Il populismo che si ripete


Con l’aiuto di Gianluca ho rubato dal blog di Beppe Grillo una preziosa citazione sul populismo. E’ un brano di qualche anno fa, ma in tempo di campagna elettorale mi è parso semplicemente attuale. Non trovo termine migliore per definirne il valore di questa analisi. È mia opinione che si possa qualunquisticamente applicare ad ogni governo e ad ogni opposizione.
Leggendolo, pensate a chi può averlo scritto. In fondo (non barate) ho messo l’autore.

Una sola preoccupazione spinge a costruire programmi nuovi o a modificare quelli che già esistono: la preoccupazione dell’esito delle prossime elezioni. Non appena nella testa di questi giullari del parlamentarismo balena il sospetto che l’amato popolo voglia ribellarsi e sgusciare dalle stanghe del vecchio carro del partito, essi danno una mano di vernice al timone. Allora vengono gli astronomi e gli astrologhi del partito, i cosiddetti esperti e competenti, per lo più vecchi parlamentari che, ricchi di esperienze politiche, rammentano casi analoghi in cui la massa finì col perdere la pazienza, e che sentono avvicinarsi di nuovo una minaccia dello stesso genere. E costoro ricorrono alle vecchie ricette, formano una “commissione”, spiegano gli umori del buon popolo, scrutano gli articoli dei giornali e fiutano gli umori delle masse per conoscere che cosa queste vogliano e sperino, e di che cosa abbiano orrore. Ogni gruppo professionale, e perfino ogni ceto d’impiegati viene esattamente studiato, e ne sono indagati i più segreti desideri.
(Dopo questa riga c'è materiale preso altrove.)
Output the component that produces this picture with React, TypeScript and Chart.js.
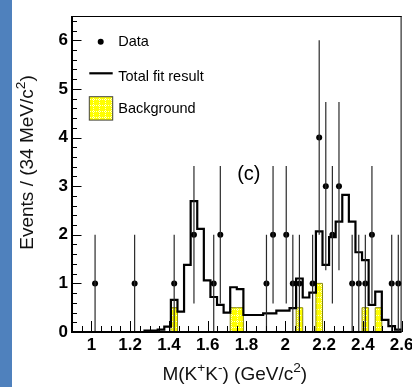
import React, { useEffect, useRef } from 'react';
import { Chart, registerables } from 'chart.js';

Chart.register(...registerables);

// ---- data ----
const binWidth = 0.034; // GeV/c^2 per bin (34 MeV)
const massBins = [
  0.917, 0.951, 0.985, 1.019, 1.053, 1.087, 1.121, 1.155, 1.189, 1.223,
  1.257, 1.291, 1.325, 1.359, 1.393, 1.427, 1.461, 1.495, 1.529, 1.563,
  1.597, 1.631, 1.665, 1.699, 1.733, 1.767, 1.801, 1.835, 1.869, 1.903,
  1.937, 1.971, 2.005, 2.039, 2.073, 2.107, 2.141, 2.175, 2.209, 2.243,
  2.277, 2.311, 2.345, 2.379, 2.413, 2.447, 2.481, 2.515, 2.549, 2.583,
];
const dataCounts = [
  0, 0, 0, 1, 0, 0, 0, 0, 0, 1,
  0, 0, 0, 0, 0, 1, 0, 0, 2, 0,
  0, 1, 2, 0, 0, 0, 0, 0, 0, 1,
  2, 0, 2, 1, 1, 0, 1, 4, 3, 2,
  3, 0, 1, 1, 1, 2, 0, 0, 1, 1,
];
const totalFit = [
  0, 0, 0, 0, 0, 0, 0, 0, 0, 0,
  0, 0.03, 0.03, 0.05, 0.11, 0.66, 0.42, 1.38, 2.69, 2.12,
  1.06, 0.72, 0.56, 0.4, 0.92, 0.88, 0.35, 0.35, 0.35, 0.385,
  0.385, 0.44, 0.44, 0.49, 1.1, 0.71, 0.81, 2.07, 1.38, 1.95,
  2.27, 2.82, 2.27, 1.64, 1.48, 0.56, 0.83, 0.25, 0.12, 0.05,
];
const background = [
  0, 0, 0, 0, 0, 0, 0, 0, 0, 0,
  0, 0, 0, 0, 0, 0.5, 0, 0, 0, 0,
  0, 0, 0, 0, 0.5, 0.5, 0, 0, 0, 0,
  0, 0, 0, 0, 0.5, 0, 0, 1.0, 0, 0,
  0, 0, 0, 0, 0.5, 0, 0.5, 0, 0, 0,
];
const xTickValues = [1, 1.2, 1.4, 1.6, 1.8, 2, 2.2, 2.4, 2.6];
const xTickLabels = ['1', '1.2', '1.4', '1.6', '1.8', '2', '2.2', '2.4', '2.6'];
const yTickValues = [0, 1, 2, 3, 4, 5, 6];
const yTickLabels = ['0', '1', '2', '3', '4', '5', '6'];
const xMin = 0.9;
const xMax = 2.6;
const yMin = 0;
const yMax = 6.5;
const legendLabels = ['Data', 'Total fit result', 'Background'];
const panelLabel = '(c)';
const panelLabelPos = { x: 1.812, y: 3.24 };

const FAMILY = '"Liberation Sans", Arial, Helvetica, sans-serif';

type Seg = { t: string; sup?: boolean };
const xTitle: Seg[] = [
  { t: 'M(K' }, { t: '+', sup: true }, { t: 'K' }, { t: '-', sup: true },
  { t: ') (GeV/c' }, { t: '2', sup: true }, { t: ')' },
];
const yTitle: Seg[] = [{ t: 'Events / (34 MeV/c' }, { t: '2', sup: true }, { t: ')' }];

function histPoints(values: number[]) {
  const pts = massBins.map((c, i) => ({ x: c - binWidth / 2, y: values[i] }));
  pts.push({ x: massBins[massBins.length - 1] + binWidth / 2, y: values[values.length - 1] });
  return pts;
}

function makeHatch(): CanvasPattern | string {
  const c = document.createElement('canvas');
  c.width = 6;
  c.height = 6;
  const g = c.getContext('2d');
  if (!g) return '#ffff00';
  g.fillStyle = '#ffff00';
  g.fillRect(0, 0, 6, 6);
  g.fillStyle = 'rgba(255,255,255,0.8)';
  for (let i = 0; i < 6; i += 2) {
    g.fillRect(3, i, 1, 1);
    g.fillRect(i, 3, 1, 1);
  }
  return g.createPattern(c, 'repeat') ?? '#ffff00';
}

function drawRich(ctx: CanvasRenderingContext2D, segs: Seg[], x: number, y: number, size: number) {
  const widths = segs.map((s) => {
    ctx.font = `${s.sup ? size * 0.72 : size}px ${FAMILY}`;
    return ctx.measureText(s.t).width;
  });
  const total = widths.reduce((a, b) => a + b, 0);
  let cx = x - total / 2;
  ctx.textAlign = 'left';
  ctx.textBaseline = 'alphabetic';
  segs.forEach((s, i) => {
    ctx.font = `${s.sup ? size * 0.72 : size}px ${FAMILY}`;
    ctx.fillText(s.t, cx, s.sup ? y - size * 0.4 : y);
    cx += widths[i];
  });
}

export default function App() {
  const ref = useRef<HTMLCanvasElement | null>(null);

  useEffect(() => {
    if (!ref.current) return;
    const hatch = makeHatch();

    const decor = {
      id: 'rootDecor',
      afterDatasetsDraw(chart: any) {
        const ctx: CanvasRenderingContext2D = chart.ctx;
        const { left, right, top, bottom } = chart.chartArea;
        const xs = chart.scales.x;
        const ys = chart.scales.y;
        ctx.save();

        // error bars
        ctx.strokeStyle = '#2a2a2a';
        ctx.lineWidth = 1.2;
        massBins.forEach((c, i) => {
          const n = dataCounts[i];
          if (n <= 0) return;
          const e = Math.sqrt(n);
          const px = xs.getPixelForValue(c);
          ctx.beginPath();
          ctx.moveTo(px, ys.getPixelForValue(Math.max(0, n - e)));
          ctx.lineTo(px, ys.getPixelForValue(Math.min(yMax, n + e)));
          ctx.stroke();
        });

        // frame
        ctx.strokeStyle = '#000';
        ctx.lineWidth = 1;
        ctx.beginPath();
        ctx.moveTo(left, top + 0.5);
        ctx.lineTo(right, top + 0.5);
        ctx.moveTo(right - 0.5, top);
        ctx.lineTo(right - 0.5, bottom);
        ctx.stroke();
        ctx.lineWidth = 2;
        ctx.beginPath();
        ctx.moveTo(left, top);
        ctx.lineTo(left, bottom);
        ctx.lineTo(right, bottom);
        ctx.stroke();

        // ticks (pointing inward)
        ctx.lineWidth = 1;
        ctx.beginPath();
        for (let v = xMin; v <= xMax + 1e-6; v += 0.05) {
          const px = Math.round(xs.getPixelForValue(v)) + 0.5;
          ctx.moveTo(px, bottom);
          ctx.lineTo(px, bottom - 6);
        }
        xTickValues.forEach((v) => {
          const px = Math.round(xs.getPixelForValue(v)) + 0.5;
          ctx.moveTo(px, bottom);
          ctx.lineTo(px, bottom - 11);
        });
        for (let v = yMin; v <= yMax + 1e-6; v += 0.2) {
          const py = Math.round(ys.getPixelForValue(v)) + 0.5;
          ctx.moveTo(left, py);
          ctx.lineTo(left + 5, py);
        }
        yTickValues.forEach((v) => {
          const py = Math.round(ys.getPixelForValue(v)) + 0.5;
          ctx.moveTo(left, py);
          ctx.lineTo(left + 9.5, py);
        });
        ctx.stroke();

        // legend
        ctx.fillStyle = '#000';
        ctx.beginPath();
        ctx.arc(left + 28.7, top + 25.7, 3, 0, Math.PI * 2);
        ctx.fill();
        ctx.lineWidth = 2.2;
        ctx.beginPath();
        ctx.moveTo(left + 17.3, top + 57.3);
        ctx.lineTo(left + 40.7, top + 57.3);
        ctx.stroke();
        ctx.fillStyle = hatch as any;
        ctx.fillRect(left + 17.3, top + 80.7, 23.4, 23.4);
        ctx.strokeStyle = '#444';
        ctx.lineWidth = 1;
        ctx.strokeRect(left + 17.3, top + 80.7, 23.4, 23.4);
        ctx.fillStyle = '#000';
        ctx.font = `14.5px ${FAMILY}`;
        ctx.textAlign = 'left';
        ctx.textBaseline = 'middle';
        ctx.fillText(legendLabels[0], left + 46.3, top + 26.2);
        ctx.fillText(legendLabels[1], left + 46.3, top + 61.2);
        ctx.fillText(legendLabels[2], left + 46.3, top + 93.2);

        // panel label
        ctx.font = `20px ${FAMILY}`;
        ctx.textAlign = 'center';
        ctx.textBaseline = 'middle';
        ctx.fillText(panelLabel, xs.getPixelForValue(panelLabelPos.x), ys.getPixelForValue(panelLabelPos.y));

        // axis titles
        ctx.fillStyle = '#111';
        drawRich(ctx, xTitle, (left + right) / 2 - 2, bottom + 48, 19);
        ctx.save();
        ctx.translate(left - 39, top + 146.5);
        ctx.rotate(-Math.PI / 2);
        drawRich(ctx, yTitle, 0, 0, 19);
        ctx.restore();

        ctx.restore();
      },
    };

    const tickFont = { family: FAMILY, size: 17, weight: 'bold' as const };

    const chart = new Chart(ref.current, {
      type: 'line',
      data: {
        datasets: [
          {
            label: legendLabels[0],
            data: massBins.map((c, i) => ({ x: c, y: dataCounts[i] })).filter((p) => p.y > 0),
            showLine: false,
            pointRadius: 3,
            pointBackgroundColor: '#000',
            pointBorderWidth: 0,
            order: 0,
          },
          {
            label: legendLabels[1],
            data: histPoints(totalFit),
            stepped: true,
            borderColor: '#000',
            borderWidth: 2.2,
            pointRadius: 0,
            fill: false,
            order: 1,
          },
          {
            label: legendLabels[2],
            data: histPoints(background),
            stepped: true,
            borderColor: '#8a8a10',
            borderWidth: 1,
            backgroundColor: hatch as any,
            pointRadius: 0,
            fill: 'origin',
            order: 2,
          },
        ],
      },
      options: {
        animation: false,
        responsive: true,
        maintainAspectRatio: false,
        layout: { padding: { top: 16, left: 0, right: 0, bottom: 0 } },
        plugins: { legend: { display: false }, tooltip: { enabled: false } },
        scales: {
          x: {
            type: 'linear',
            min: xMin,
            max: xMax,
            grid: { display: false, drawTicks: false },
            border: { display: false },
            ticks: {
              font: tickFont,
              color: '#000',
              padding: 3,
              maxRotation: 0,
              autoSkip: false,
              callback: (_v: any, i: number) => xTickLabels[i],
            },
            afterBuildTicks: (s: any) => {
              s.ticks = xTickValues.map((v) => ({ value: v }));
            },
            afterFit: (s: any) => {
              s.height = 55;
              s.paddingLeft = 0;
              s.paddingRight = 10.4;
            },
          },
          y: {
            type: 'linear',
            min: yMin,
            max: yMax,
            grid: { display: false, drawTicks: false },
            border: { display: false },
            ticks: {
              font: tickFont,
              color: '#000',
              padding: 4,
              autoSkip: false,
              callback: (_v: any, i: number) => yTickLabels[i],
            },
            afterBuildTicks: (s: any) => {
              s.ticks = yTickValues.map((v) => ({ value: v }));
            },
            afterFit: (s: any) => {
              s.width = 72;
              s.paddingTop = 0;
              s.paddingBottom = 0;
            },
          },
        },
      },
      plugins: [decor],
    } as any);

    return () => chart.destroy();
  }, []);

  return (
    <div style={{ position: 'fixed', left: 0, top: 0, width: 412, height: 387, background: '#fff' }}>
      <div style={{ position: 'absolute', left: 0, top: 0, width: 12, height: 387, background: '#4f81bd' }} />
      <canvas ref={ref} />
    </div>
  );
}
Le commissioni si adunano e rivedono il vecchio programma e ne foggiano le loro convinzioni come il soldato al campo cambia la camicia quando quella vecchia è piena di pidocchi. Nel nuovo programma, è dato a ciascuno il suo. Al contadino la protezione della agricoltura, all’industria quella dei suoi prodotti; il consumatore ottiene la difesa dei suoi acquisti, agli insegnanti vengono aumentati gli stipendi, ai funzionari le pensioni. Lo Stato provvederà generosamente alle vedove e agli orfani, il commercio sarà favorito, le tariffe dei trasporti saranno ribassate, e le imposte, se non verranno abolite, saranno però ridotte.
Talvolta avviene che un ceto di cittadini sia dimenticato o che non si faccia luogo ad una diffusa esigenza popolare. Allora si inserisce in gran fretta nel programma ciò che ancora vi trova posto, fin da quando si possa con buona coscienza sperare di avere colmato l’esercito dei piccoli borghesi e delle rispettive mogli, e di vederlo soddisfatto. Così, bene armati e confidando nel buon Dio e nella incrollabile stupidità degli elettori, si può iniziare la lotta per la riforma dello Stato.
Ogni mattina, il signor rappresentante del popolo si reca alla sede del Parlamento; se non vi entra, almeno si porta fino all’anticamera dove è esposto l’elenco dei presenti. Ivi, pieno di zelo per il servizio della nazione, iscrive il suo nome e, per questi continui debilitanti sforzi, riceve in compenso un ben guadagnato indennizzo.

Dopo quattro anni, o nelle settimane critiche in cui si fa sempre più vicino lo scioglimento della Camera, una spinta irresistibile invade questi signori. Come la larva non può far altro che trasformarsi in maggiolino, così questi bruchi parlamentari lasciano la grande serra comune ed, alati, svolazzano fuori, verso il caro popolo.
Di nuovo parlano agli elettori, raccontano dell’enorme lavoro compiuto e della perfida ostinazione degli altri; ma la massa ignorante, talvolta invece di applaudire li copre di parole grossolane, getta loro in faccia grida di odio. Se l’ingratitudine del popolo raggiunge un certo grado, c’è un solo rimedio: bisogna rimettere a nuovo lo splendore del partito, migliorare il programma; la commissione, rinnovata, ritorna in vita e l’imbroglio ricomincia. Data la granitica stupidità della nostra umanità , non c’è da meravigliarsi dell’esito. Guidato dalla sua stampa e abbagliato dal nuovo adescante programma, l’armento proletario e quello borghese ritornano alla stalla comune ed eleggono i loro vecchi ingannatori.
Con ciò, l’uomo del popolo, il candidato dei ceti produttivi, si trasforma un’altra volta nel bruco parlamentare e di nuovo si nutre delle foglie dell’albero statale per mutarsi, dopo altri quattro anni, nella variopinta farfalla
“.

dal Mein Kampf di Adolf Hitler. Curioso, eh?